The Best Book in the World aka The Sleepwalker’s Guide to Dancing

cover45330-mediumThe Sleepwalker’s Guide to Dancing by Mira Jacob

Thanks to NetGalley for the review copy.

Hot on the heels of the most appalling thing I’ve ever read, I have an absolutely stellar review for certainly the best NetGalley book I’ve ever read.

It’s not my normal fare. Straight lady fiction about first generation Americans is way outside of my wheelhouse. But I kept seeing the cover in the Popular Titles section, and it spoke to me. Damn, I am glad it did. This book ate me up and I loved every second of it.

I called it “Oprah’s Book Club shit” to my friend, but that’s only a shadow of what this book is. Oprah’s book club books are trying and failing to be this: A simply told story about the wonderful, terrible realities of life.

The novel follows main character Amina, first generation American daughter of East Indian immigrants as she deals with both her father’s aging, and her family’s past. I don’t want to talk too much about the plot because, even though it’s not a thriller by any means, it’s still full of little things a simple summary wouldn’t do justice.

The characters are so well developed that I just want to hang out with them. That’s one of the reasons I kept reading even though the subject matter of career angst and family drama tends not to hold my interest. But the machinery behind this books is amazingly well thought-out. According to the author’s thank you page, it took her ten years to write, and the time was well worth it. This is the least first-noveley first novel I have ever read. I’ve can name 10th novels that don’t flow as smoothly as The Sleepwalker’s Guide.

There was a point when I could see the entire plot coming together, but not in the way it can do when the book is a cliche. In the way a dance comes together, for lack of a better word. All of the characters were so perfect, so human and real that it was a case study in how a thing can fall apart for 20 years and we might not see it until the very last night.

Anybody who has family secrets, anybody who’s ever sat across a dining table from someone and felt a million miles away, anybody who ever wanted to run away from it all, but went back instead should read this book. I fell in love with every character the way an aunt loves a favorite niece. Even when they were stupid or careless, I couldn’t stop loving them. I knew so deeply how they worked, why they couldn’t have done better if they’d tried. I only wish I could look at my own family members through the objective lense that this book lent me for it’s duration.

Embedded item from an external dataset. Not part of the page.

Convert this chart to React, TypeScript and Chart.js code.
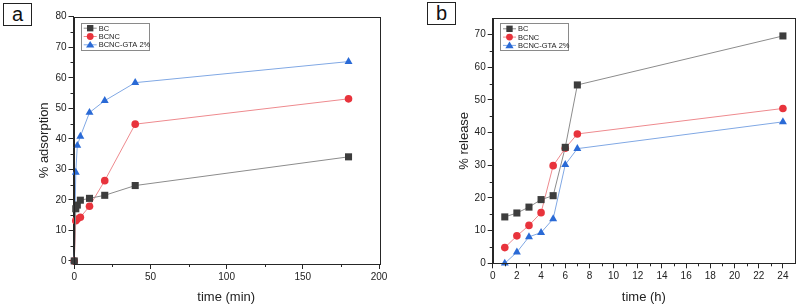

For all it’s drama and dour-seeming subject matter, The Sleepwalker’s Guide to Dancing was also an extremely life-affirming book. There are things you witness, that you do, that you can never take back. And yet life, in whatever form, will move on. Sometimes with you, sometimes without you. We’re all just doing the best we can with what we have, and even if it’s not enough for us, it’s enough for life. It’s enough to keep time moving onward, creating new and completely unexpected outcomes.

The Sleepwalkers Guide to Dancing comes out on July 1, 2014. It’s available for pre-order on Amazon now, and I honestly think it’s probably the only real quality book you’ll see on beach reading lists this summer.